▶ **THE TASK**:
Everything in the data should be repeated exactly, save for the images.

+ + +

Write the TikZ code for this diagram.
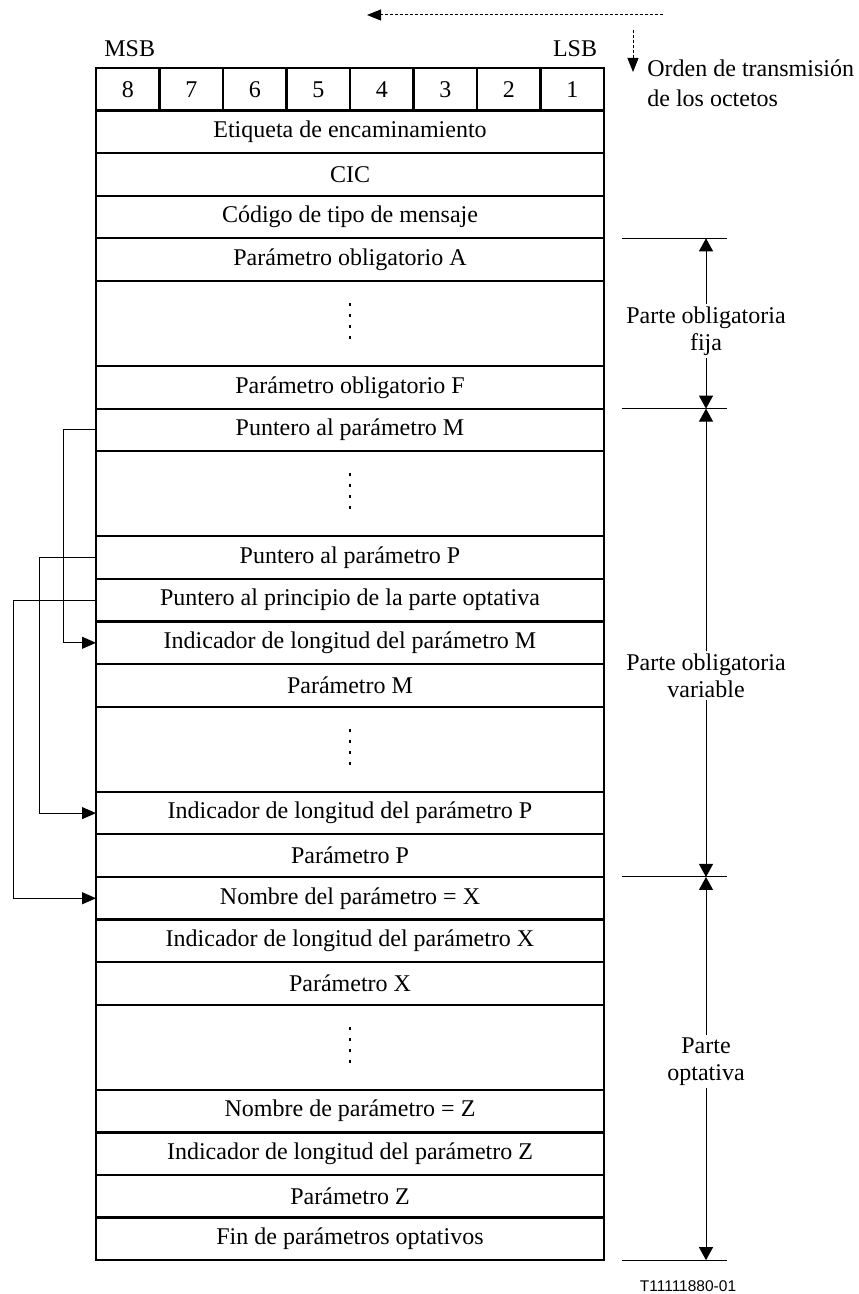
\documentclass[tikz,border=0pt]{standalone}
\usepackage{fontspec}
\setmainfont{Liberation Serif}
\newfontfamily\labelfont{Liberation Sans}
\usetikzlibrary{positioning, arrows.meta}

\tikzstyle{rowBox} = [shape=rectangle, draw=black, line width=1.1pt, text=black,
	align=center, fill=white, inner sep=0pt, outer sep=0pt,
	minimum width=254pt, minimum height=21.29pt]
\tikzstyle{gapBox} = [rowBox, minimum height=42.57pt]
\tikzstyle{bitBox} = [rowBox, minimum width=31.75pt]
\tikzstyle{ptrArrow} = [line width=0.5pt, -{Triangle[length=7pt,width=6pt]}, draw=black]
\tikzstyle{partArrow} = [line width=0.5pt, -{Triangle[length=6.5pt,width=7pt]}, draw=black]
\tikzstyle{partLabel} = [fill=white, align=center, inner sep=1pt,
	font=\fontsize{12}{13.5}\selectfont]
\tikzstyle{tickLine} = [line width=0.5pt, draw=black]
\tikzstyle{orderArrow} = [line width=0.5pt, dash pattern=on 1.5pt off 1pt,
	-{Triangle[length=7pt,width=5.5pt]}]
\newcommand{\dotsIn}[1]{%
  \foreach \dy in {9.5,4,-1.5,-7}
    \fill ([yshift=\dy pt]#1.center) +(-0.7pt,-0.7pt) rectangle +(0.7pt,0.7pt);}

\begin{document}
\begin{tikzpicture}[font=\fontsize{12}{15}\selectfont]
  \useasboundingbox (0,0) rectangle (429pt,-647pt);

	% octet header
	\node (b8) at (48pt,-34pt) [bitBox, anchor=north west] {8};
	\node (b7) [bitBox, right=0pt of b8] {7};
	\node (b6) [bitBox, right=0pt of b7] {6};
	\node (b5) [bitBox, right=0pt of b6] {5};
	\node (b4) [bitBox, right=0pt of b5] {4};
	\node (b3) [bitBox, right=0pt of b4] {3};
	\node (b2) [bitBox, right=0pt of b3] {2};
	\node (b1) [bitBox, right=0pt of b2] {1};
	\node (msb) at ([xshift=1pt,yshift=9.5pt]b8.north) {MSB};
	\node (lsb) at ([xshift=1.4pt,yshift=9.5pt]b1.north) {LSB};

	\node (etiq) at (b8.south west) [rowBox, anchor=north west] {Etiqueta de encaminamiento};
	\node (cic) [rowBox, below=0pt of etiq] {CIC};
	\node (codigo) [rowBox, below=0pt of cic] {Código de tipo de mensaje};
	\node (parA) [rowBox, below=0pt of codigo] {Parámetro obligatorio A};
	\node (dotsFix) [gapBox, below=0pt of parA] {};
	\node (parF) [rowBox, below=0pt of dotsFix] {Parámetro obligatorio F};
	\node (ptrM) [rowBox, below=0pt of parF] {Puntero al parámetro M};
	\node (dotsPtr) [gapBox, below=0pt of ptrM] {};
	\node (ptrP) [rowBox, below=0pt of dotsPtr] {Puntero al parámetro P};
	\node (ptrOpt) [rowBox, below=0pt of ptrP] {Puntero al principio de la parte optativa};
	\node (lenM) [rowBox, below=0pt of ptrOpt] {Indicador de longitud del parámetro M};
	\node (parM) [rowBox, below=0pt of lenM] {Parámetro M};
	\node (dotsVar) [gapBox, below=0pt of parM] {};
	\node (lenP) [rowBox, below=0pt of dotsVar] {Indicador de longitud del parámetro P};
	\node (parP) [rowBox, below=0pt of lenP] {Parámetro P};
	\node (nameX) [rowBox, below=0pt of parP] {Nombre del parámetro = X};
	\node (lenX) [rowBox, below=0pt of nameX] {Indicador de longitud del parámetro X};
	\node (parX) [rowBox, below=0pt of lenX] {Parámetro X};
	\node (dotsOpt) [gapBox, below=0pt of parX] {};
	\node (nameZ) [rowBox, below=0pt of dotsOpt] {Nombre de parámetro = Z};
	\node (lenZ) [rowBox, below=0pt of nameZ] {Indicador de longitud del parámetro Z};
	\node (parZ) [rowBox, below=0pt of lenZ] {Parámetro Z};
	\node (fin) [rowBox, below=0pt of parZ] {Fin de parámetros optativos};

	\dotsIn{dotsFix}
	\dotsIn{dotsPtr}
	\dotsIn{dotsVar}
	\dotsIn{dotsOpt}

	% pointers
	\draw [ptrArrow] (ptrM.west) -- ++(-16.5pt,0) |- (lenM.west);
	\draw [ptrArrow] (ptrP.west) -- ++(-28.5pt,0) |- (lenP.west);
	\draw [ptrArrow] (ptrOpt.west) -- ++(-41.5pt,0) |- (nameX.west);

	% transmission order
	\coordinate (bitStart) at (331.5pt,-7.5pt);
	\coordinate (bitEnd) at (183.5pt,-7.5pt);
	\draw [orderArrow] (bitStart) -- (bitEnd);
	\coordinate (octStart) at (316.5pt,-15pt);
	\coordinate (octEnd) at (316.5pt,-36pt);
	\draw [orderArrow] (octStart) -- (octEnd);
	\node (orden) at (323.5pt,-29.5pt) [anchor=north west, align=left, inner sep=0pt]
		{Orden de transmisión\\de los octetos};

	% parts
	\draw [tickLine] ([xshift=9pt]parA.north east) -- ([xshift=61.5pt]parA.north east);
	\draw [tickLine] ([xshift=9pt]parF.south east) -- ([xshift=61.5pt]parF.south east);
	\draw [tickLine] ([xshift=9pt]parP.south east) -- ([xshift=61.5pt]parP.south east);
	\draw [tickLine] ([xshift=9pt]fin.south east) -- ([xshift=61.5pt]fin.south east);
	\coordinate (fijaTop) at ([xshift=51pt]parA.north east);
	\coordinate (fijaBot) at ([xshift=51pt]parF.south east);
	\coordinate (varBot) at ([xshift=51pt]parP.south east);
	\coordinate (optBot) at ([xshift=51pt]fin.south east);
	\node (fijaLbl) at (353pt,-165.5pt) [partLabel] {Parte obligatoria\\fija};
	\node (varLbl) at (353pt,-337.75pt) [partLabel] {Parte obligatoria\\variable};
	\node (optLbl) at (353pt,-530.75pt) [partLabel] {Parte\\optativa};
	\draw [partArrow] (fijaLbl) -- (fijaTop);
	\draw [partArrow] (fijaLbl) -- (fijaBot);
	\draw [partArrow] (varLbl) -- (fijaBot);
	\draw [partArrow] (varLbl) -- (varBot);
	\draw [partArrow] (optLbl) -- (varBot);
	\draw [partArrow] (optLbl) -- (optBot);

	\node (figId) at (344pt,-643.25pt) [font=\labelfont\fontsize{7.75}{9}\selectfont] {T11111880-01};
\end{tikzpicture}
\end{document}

+ + +

▶ **ANSWER BELOW**:
Write the TikZ code for this diagram.
\documentclass[tikz,border=0pt]{standalone}
\usepackage{fontspec}
\setmainfont{Liberation Serif}
\newfontfamily\labelfont{Liberation Sans}
\usetikzlibrary{positioning, arrows.meta}

\tikzstyle{rowBox} = [shape=rectangle, draw=black, line width=1.1pt, text=black,
	align=center, fill=white, inner sep=0pt, outer sep=0pt,
	minimum width=254pt, minimum height=21.29pt]
\tikzstyle{gapBox} = [rowBox, minimum height=42.57pt]
\tikzstyle{bitBox} = [rowBox, minimum width=31.75pt]
\tikzstyle{ptrArrow} = [line width=0.5pt, -{Triangle[length=7pt,width=6pt]}, draw=black]
\tikzstyle{partArrow} = [line width=0.5pt, -{Triangle[length=6.5pt,width=7pt]}, draw=black]
\tikzstyle{partLabel} = [fill=white, align=center, inner sep=1pt,
	font=\fontsize{12}{13.5}\selectfont]
\tikzstyle{tickLine} = [line width=0.5pt, draw=black]
\tikzstyle{orderArrow} = [line width=0.5pt, dash pattern=on 1.5pt off 1pt,
	-{Triangle[length=7pt,width=5.5pt]}]
\newcommand{\dotsIn}[1]{%
  \foreach \dy in {9.5,4,-1.5,-7}
    \fill ([yshift=\dy pt]#1.center) +(-0.7pt,-0.7pt) rectangle +(0.7pt,0.7pt);}

\begin{document}
\begin{tikzpicture}[font=\fontsize{12}{15}\selectfont]
  \useasboundingbox (0,0) rectangle (429pt,-647pt);

	% octet header
	\node (b8) at (48pt,-34pt) [bitBox, anchor=north west] {8};
	\node (b7) [bitBox, right=0pt of b8] {7};
	\node (b6) [bitBox, right=0pt of b7] {6};
	\node (b5) [bitBox, right=0pt of b6] {5};
	\node (b4) [bitBox, right=0pt of b5] {4};
	\node (b3) [bitBox, right=0pt of b4] {3};
	\node (b2) [bitBox, right=0pt of b3] {2};
	\node (b1) [bitBox, right=0pt of b2] {1};
	\node (msb) at ([xshift=1pt,yshift=9.5pt]b8.north) {MSB};
	\node (lsb) at ([xshift=1.4pt,yshift=9.5pt]b1.north) {LSB};

	\node (etiq) at (b8.south west) [rowBox, anchor=north west] {Etiqueta de encaminamiento};
	\node (cic) [rowBox, below=0pt of etiq] {CIC};
	\node (codigo) [rowBox, below=0pt of cic] {Código de tipo de mensaje};
	\node (parA) [rowBox, below=0pt of codigo] {Parámetro obligatorio A};
	\node (dotsFix) [gapBox, below=0pt of parA] {};
	\node (parF) [rowBox, below=0pt of dotsFix] {Parámetro obligatorio F};
	\node (ptrM) [rowBox, below=0pt of parF] {Puntero al parámetro M};
	\node (dotsPtr) [gapBox, below=0pt of ptrM] {};
	\node (ptrP) [rowBox, below=0pt of dotsPtr] {Puntero al parámetro P};
	\node (ptrOpt) [rowBox, below=0pt of ptrP] {Puntero al principio de la parte optativa};
	\node (lenM) [rowBox, below=0pt of ptrOpt] {Indicador de longitud del parámetro M};
	\node (parM) [rowBox, below=0pt of lenM] {Parámetro M};
	\node (dotsVar) [gapBox, below=0pt of parM] {};
	\node (lenP) [rowBox, below=0pt of dotsVar] {Indicador de longitud del parámetro P};
	\node (parP) [rowBox, below=0pt of lenP] {Parámetro P};
	\node (nameX) [rowBox, below=0pt of parP] {Nombre del parámetro = X};
	\node (lenX) [rowBox, below=0pt of nameX] {Indicador de longitud del parámetro X};
	\node (parX) [rowBox, below=0pt of lenX] {Parámetro X};
	\node (dotsOpt) [gapBox, below=0pt of parX] {};
	\node (nameZ) [rowBox, below=0pt of dotsOpt] {Nombre de parámetro = Z};
	\node (lenZ) [rowBox, below=0pt of nameZ] {Indicador de longitud del parámetro Z};
	\node (parZ) [rowBox, below=0pt of lenZ] {Parámetro Z};
	\node (fin) [rowBox, below=0pt of parZ] {Fin de parámetros optativos};

	\dotsIn{dotsFix}
	\dotsIn{dotsPtr}
	\dotsIn{dotsVar}
	\dotsIn{dotsOpt}

	% pointers
	\draw [ptrArrow] (ptrM.west) -- ++(-16.5pt,0) |- (lenM.west);
	\draw [ptrArrow] (ptrP.west) -- ++(-28.5pt,0) |- (lenP.west);
	\draw [ptrArrow] (ptrOpt.west) -- ++(-41.5pt,0) |- (nameX.west);

	% transmission order
	\coordinate (bitStart) at (331.5pt,-7.5pt);
	\coordinate (bitEnd) at (183.5pt,-7.5pt);
	\draw [orderArrow] (bitStart) -- (bitEnd);
	\coordinate (octStart) at (316.5pt,-15pt);
	\coordinate (octEnd) at (316.5pt,-36pt);
	\draw [orderArrow] (octStart) -- (octEnd);
	\node (orden) at (323.5pt,-29.5pt) [anchor=north west, align=left, inner sep=0pt]
		{Orden de transmisión\\de los octetos};

	% parts
	\draw [tickLine] ([xshift=9pt]parA.north east) -- ([xshift=61.5pt]parA.north east);
	\draw [tickLine] ([xshift=9pt]parF.south east) -- ([xshift=61.5pt]parF.south east);
	\draw [tickLine] ([xshift=9pt]parP.south east) -- ([xshift=61.5pt]parP.south east);
	\draw [tickLine] ([xshift=9pt]fin.south east) -- ([xshift=61.5pt]fin.south east);
	\coordinate (fijaTop) at ([xshift=51pt]parA.north east);
	\coordinate (fijaBot) at ([xshift=51pt]parF.south east);
	\coordinate (varBot) at ([xshift=51pt]parP.south east);
	\coordinate (optBot) at ([xshift=51pt]fin.south east);
	\node (fijaLbl) at (353pt,-165.5pt) [partLabel] {Parte obligatoria\\fija};
	\node (varLbl) at (353pt,-337.75pt) [partLabel] {Parte obligatoria\\variable};
	\node (optLbl) at (353pt,-530.75pt) [partLabel] {Parte\\optativa};
	\draw [partArrow] (fijaLbl) -- (fijaTop);
	\draw [partArrow] (fijaLbl) -- (fijaBot);
	\draw [partArrow] (varLbl) -- (fijaBot);
	\draw [partArrow] (varLbl) -- (varBot);
	\draw [partArrow] (optLbl) -- (varBot);
	\draw [partArrow] (optLbl) -- (optBot);

	\node (figId) at (344pt,-643.25pt) [font=\labelfont\fontsize{7.75}{9}\selectfont] {T11111880-01};
\end{tikzpicture}
\end{document}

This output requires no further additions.